Technology Blogs by Members
Explore a vibrant mix of technical expertise, industry insights, and tech buzz in member blogs covering SAP products, technology, and events. Get in the mix!
cancel
Showing results for 
Search instead for 
Did you mean: 
Former Member

This is part 2 of a blog in 3 parts (at the moment) on how IdM manages queue processing and the audits and logs created during processing

Part 1: Tables, views and processing logic: http://scn.sap.com/community/netweaver-idm/blog/2014/02/05/on-queue-processing-or-the-lack-thereof

Part 2: Viewing the current queues: http://scn.sap.com/community/netweaver-idm/blog/2014/02/10/on-queue-processing-or-the-lack-thereof-p...

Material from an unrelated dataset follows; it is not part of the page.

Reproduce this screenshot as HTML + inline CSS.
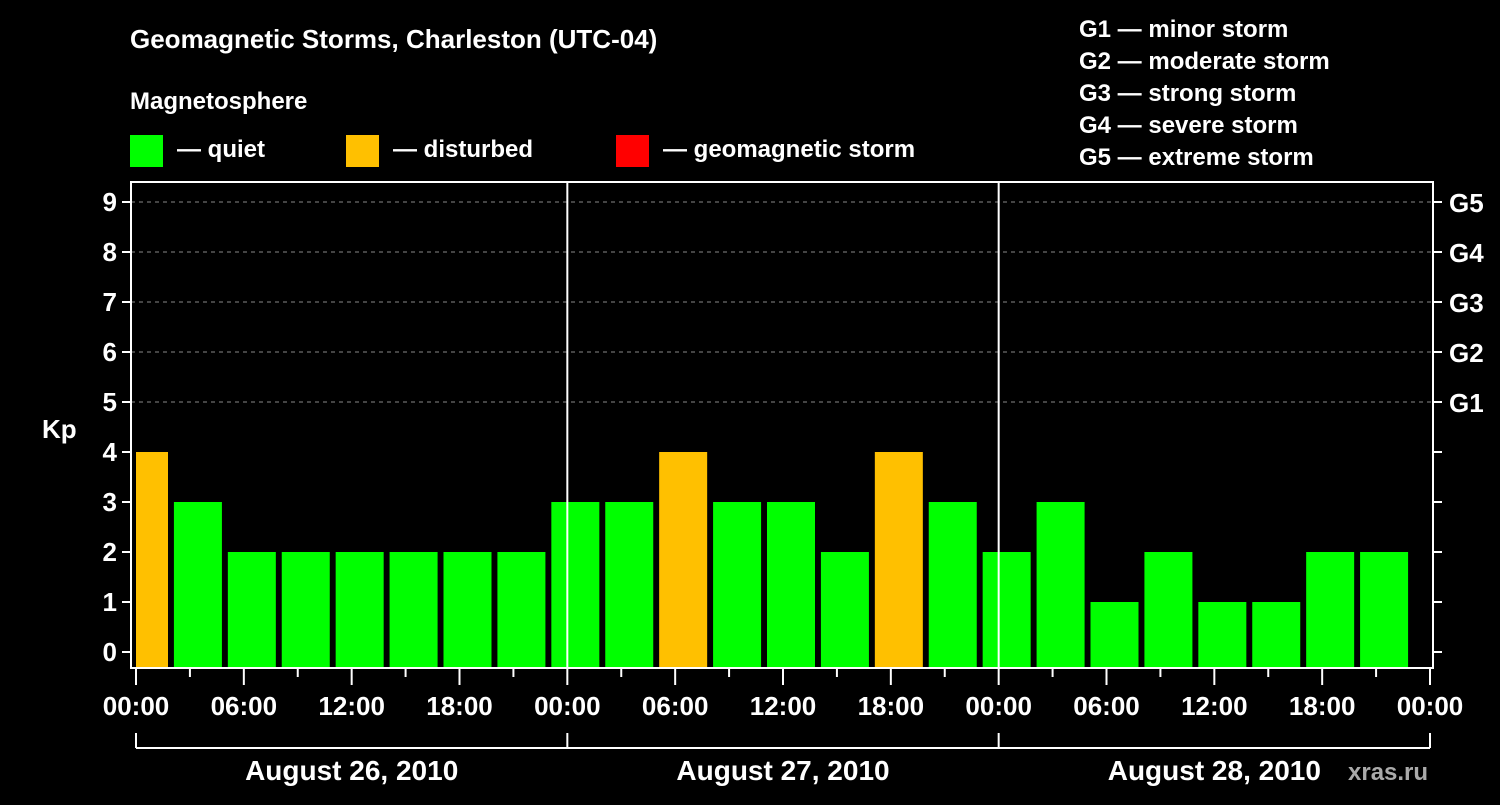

Part 3: Post execution audits and logs: http://scn.sap.com/community/netweaver-idm/blog/2014/02/21/on-queue-processing-what-just-happened-pa...


Feedback is most welcome, and additions as well as corrections can be expected.

Edit 20140224: Oracle versions of queries added.

Getting an overview of the queues

One of the most important things to do in case of a productive stand-still or issue is to get an overview of what's in the different queues.

Link evaluations, approvals and workflows have separate queues and processing of them is done by different threads in the dispatcher(s).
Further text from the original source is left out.